Oaiei is busy working with his graduation design recently. If he can not complete it before the end of the month, and he can not graduate! He will be very sad with that, and he needs your help. There are 24 hours a day, oaiei has different efficiency in different time periods, such as from 0 o’clock to 8 o’clock his working efficiency is one unit per hour, 8 o’clock to 12 o’clock his working efficiency is ten units per hour, from 12 o’clock to 20 o’clock his working efficiency is eight units per hour, from 20 o’clock to 24 o’clock his working efficiency is 5 units per hour. Given you oaiei’s working efficiency in M periods of time and the total time N he has, can you help him calculate his greatest working efficiency in time N.
Input
There are multiple tests. In each test the first line has two integer N (2 <= N <= 50000) and M (1 <= M <= 500000), N is the length of oaiei’s working hours; M is the number of periods of time. The following M lines, each line has three integer S, T, P (S < T, 0 < P <= 200), represent in the period of time from S to T oaiei’s working efficiency is P units per hour. If we do not give oaiei’s working efficiency in some periods of time, his working efficiency is zero. Oaiei can choose part of the most effective periods of time to replace the less effective periods of time. For example, from 5 o’clock to 10 o’clock his working efficiency is three units per hour and from 1 o’clock to 7 o’clock his working efficiency is five units per hour, he can choose working with five units per hour from 1 o’clocks to 7 o’clock and working with three units per hour from 7 o’clock to 10 o’clock.
Output
You should output an integer A, which is oaiei’s greatest working efficiency in the period of time from 0 to N.
Sample Input
24 4
0 8 1
8 12 10
12 20 8
20 24 5
4 3
0 3 1
1 2 2
2 4 5
10 10
8 9 15
1 7 5
5 10 3
0 7 6
5 8 2
3 7 3
2 9 12
7 8 14
6 7 2
5 6 16
Sample Output
132
13
108
题意:
给定24小时内的各段的工作效率,求总共的工作效率值。
思路:
线段树。这道题乍一看是区间更新,但实际上思考了一下应该是区间内的点修改。因为最后计算总最大效率的时候由于同一段时间可能有不同的效率值,所以应该贪心尽量取大的。
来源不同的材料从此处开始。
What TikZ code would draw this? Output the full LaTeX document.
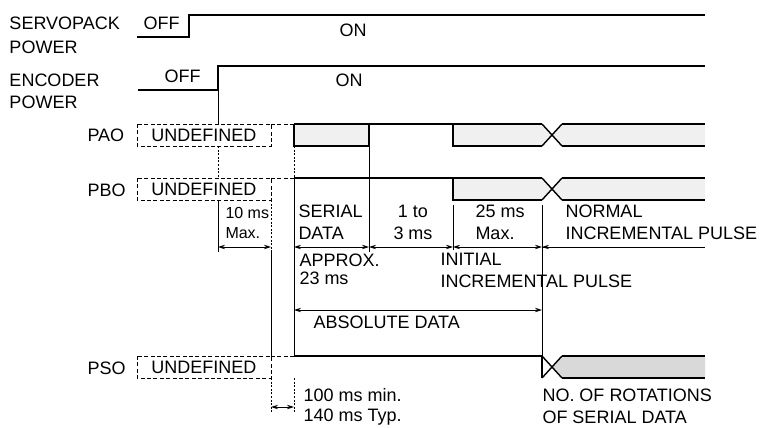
\documentclass[tikz,border=0pt]{standalone}
\usepackage{fontspec}
\setmainfont{Liberation Sans}
\usetikzlibrary{arrows.meta}
\tikzset{
  timing/.style={x=0.5pt, y=-0.5pt, line width=0.5pt},
  sig/.style={line width=0.7pt},
  undef/.style={line width=0.5pt, dash pattern=on 2pt off 1.2pt},
  stipple/.style={fill=black!6},
  dstipple/.style={fill=black!15},
  guide/.style={line width=0.5pt},
  dguide/.style={line width=0.5pt, dash pattern=on 1pt off 0.8pt},
  dimline/.style={line width=0.4pt,
    {Stealth[length=3.5pt,width=2.2pt]}-{Stealth[length=3.5pt,width=2.2pt]}},
  tlabel/.style={font=\fontsize{9}{11}\selectfont, inner sep=0pt,
    anchor=west, align=left},
  slabel/.style={font=\fontsize{8}{10}\selectfont, inner sep=0pt,
    anchor=west, align=left},
}
% crossing of a data bus at x=#1, top edge y=#2
\newcommand{\xswap}[2]{\draw[sig] ({#1-10},#2) -- ({#1+10},{#2+22})
  ({#1-10},{#2+22}) -- ({#1+10},#2);}
\begin{document}
\begin{tikzpicture}[timing]
  \useasboundingbox (0,0) rectangle (761,428);
  % power supplies
  \draw[sig] (137,37) -- (189,37) -- (189,15) -- (705,15);
  \draw[sig] (138,90) -- (218,90) -- (218,66) -- (705,66);
  \node[tlabel] (spkpow) at (9,35) {SERVOPACK\\[1pt]POWER};
  \node[tlabel] (encpow) at (9,91) {ENCODER\\POWER};
  \node[tlabel] (spkoff) at (143,23) {OFF};
  \node[tlabel] (spkon) at (339,30) {ON};
  \node[tlabel] (encoff) at (164,76) {OFF};
  \node[tlabel] (encon) at (335,80) {ON};
  % PAO
  \fill[stipple] (294,124) rectangle (369,146);
  \fill[stipple] (453,124) -- (542,124) -- (552,135) -- (542,146)
    -- (453,146) -- cycle;
  \fill[stipple] (705,124) -- (562,124) -- (552,135) -- (562,146)
    -- (705,146) -- cycle;
  \draw[undef] (137,124) rectangle (271,146);
  \draw[undef] (271,124) -- (294,124);
  \draw[sig] (294,124) -- (542,124) (562,124) -- (705,124);
  \draw[sig] (294,124) -- (294,146) -- (369,146) -- (369,124);
  \draw[sig] (453,124) -- (453,146) -- (542,146) (562,146) -- (705,146);
  \xswap{552}{124}
  \node[tlabel] (pao) at (87,135) {PAO};
  \node[tlabel, anchor=center] (paoundef) at (204,135) {UNDEFINED};
  % PBO
  \fill[stipple] (453,178) -- (542,178) -- (552,189) -- (542,200)
    -- (453,200) -- cycle;
  \fill[stipple] (705,178) -- (562,178) -- (552,189) -- (562,200)
    -- (705,200) -- cycle;
  \draw[undef] (137,178) rectangle (271,200);
  \draw[undef] (271,178) -- (294,178);
  \draw[sig] (294,178) -- (542,178) (562,178) -- (705,178);
  \draw[sig] (453,178) -- (453,200) -- (542,200) (562,200) -- (705,200);
  \xswap{552}{178}
  \node[tlabel] (pbo) at (87,190) {PBO};
  \node[tlabel, anchor=center] (pboundef) at (204,189) {UNDEFINED};
  % PSO
  \fill[dstipple] (705,356) -- (562,356) -- (552,367) -- (562,378)
    -- (705,378) -- cycle;
  \draw[undef] (137,356) rectangle (271,378);
  \draw[undef] (271,356) -- (294,356);
  \draw[sig] (294,356) -- (542,356) (562,356) -- (705,356)
    (562,378) -- (705,378);
  \draw[sig] (542,356) -- (542,378);
  \xswap{552}{356}
  \node[tlabel] (pso) at (87,368) {PSO};
  \node[tlabel, anchor=center] (psoundef) at (204,367) {UNDEFINED};
  % timing guides
  \draw[guide] (218,90) -- (218,124) (218,200) -- (218,252);
  \draw[dguide] (218,146) -- (218,178);
  \draw[dguide] (271,200) -- (271,250) (271,378) -- (271,413);
  \draw[guide] (271,250) -- (271,356);
  \draw[dguide] (294,146) -- (294,178) (294,378) -- (294,413);
  \draw[guide] (294,178) -- (294,356);
  \draw[guide] (369,146) -- (369,252);
  \draw[guide] (453,205) -- (453,250);
  \draw[guide] (542,205) -- (542,356);
  % dimensions
  \draw[dimline] (218,247) -- (271,247);
  \draw[dimline] (294,247) -- (369,247);
  \draw[dimline] (369,247) -- (453,247);
  \draw[dimline] (453,247) -- (542,247);
  \draw[dimline, -] (542,247) -- (705,247);
  \draw[line width=0.4pt, {Stealth[length=3.5pt,width=2.2pt]}-]
    (542,247) -- (600,247);
  \draw[dimline] (294,310) -- (542,310);
  \draw[dimline] (271,407) -- (294,407);
  % labels
  \node[slabel] (tenms) at (225,223) {10 ms\\Max.};
  \node[tlabel] (serial) at (298,222) {SERIAL\\DATA};
  \node[tlabel, align=center, anchor=center] (onetothree) at (413,222)
    {1 to\\3 ms};
  \node[tlabel] (twentyfive) at (475,222) {25 ms\\Max.};
  \node[tlabel] (normal) at (565,222) {NORMAL\\INCREMENTAL PULSE};
  \node[tlabel] (approx) at (299,269) {APPROX.\\[-2pt]23 ms};
  \node[tlabel] (initial) at (440,270) {INITIAL\\INCREMENTAL PULSE};
  \node[tlabel] (absolute) at (313,322) {ABSOLUTE DATA};
  \node[tlabel] (hundred) at (303,407) {100 ms min.\\[-1pt]140 ms Typ.};
  \node[tlabel] (rotations) at (542,406) {NO. OF ROTATIONS\\OF SERIAL DATA};
\end{tikzpicture}
\end{document}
这样子思路就很清晰了,建树时将所有节点的value置为0,之后每次更新叶节点的值,与原先的值进行对比取大的那一个。
查询的时候就是从根节点开始向叶节点递归,统计所有叶节点的value值。
坑点的话就是线段树的数据范围尽量往大开,一开始比较保守只开了50100 * 4结果re了……开成5500 * 4就过了。还有的话就是按照题目里说的
计算方式,[x,x]的结果应该是0,所以建树时的叶节点应该是[x,x+1],这样子返回的才是value。
#include <iostream>
#include <cstdlib>
#include <cmath>
#include <string>
#include <cstring>
#include <cstdio>
#include <set>
#include <vector>
#include <map>
#include <queue>
#include <list>
#include <algorithm>
#define MST(a, b) memset(a, b, sizeof(a))
using namespace std;
typedef long long ll;
const int MAXN = 50000 + 5000;
struct tree {
int left, right, value;
} T[MAXN << 2];
void build(int x, int l, int r) {
T[x].left = l;
T[x].right = r;
T[x].value = 0;
if (l + 1 == r) return ;
int m = (l + r) >> 1;
build(x << 1, l, m);
build(x << 1 | 1, m, r);
}
void update(int x, int l, int r, int v) {
if (T[x].left > r || T[x].right < l) return ;
if (T[x].left >= l && T[x].right <= r) {
T[x].value = max(T[x].value, v);
return ;
}
update(x << 1, l, r, v);
update(x << 1 | 1, l, r, v);
}
int query(int x, int l, int r) {
if (l + 1 == r) return T[x].value;
T[x << 1].value = max(T[x << 1].value, T[x].value);
T[x << 1 | 1].value = max(T[x << 1 | 1].value, T[x].value);
int m = (l + r) >> 1;
return query(x << 1, l, m) + query(x << 1 | 1, m, r);
}
int n, m;
int main() {
while (scanf("%d %d", &n, &m) != EOF) {
MST(T, 0);
build(1, 0, n);
while (m--) {
int s, t, p;
scanf("%d %d %d", &s, &t, &p);
update(1, s, t, p);
}
for (int i = 1; i <= n * 4; i++)
printf("%d: %d %d %d\n", i, T[i].left, T[i].right, T[i].value);
printf("%d\n", query(1, 0, n));
}
}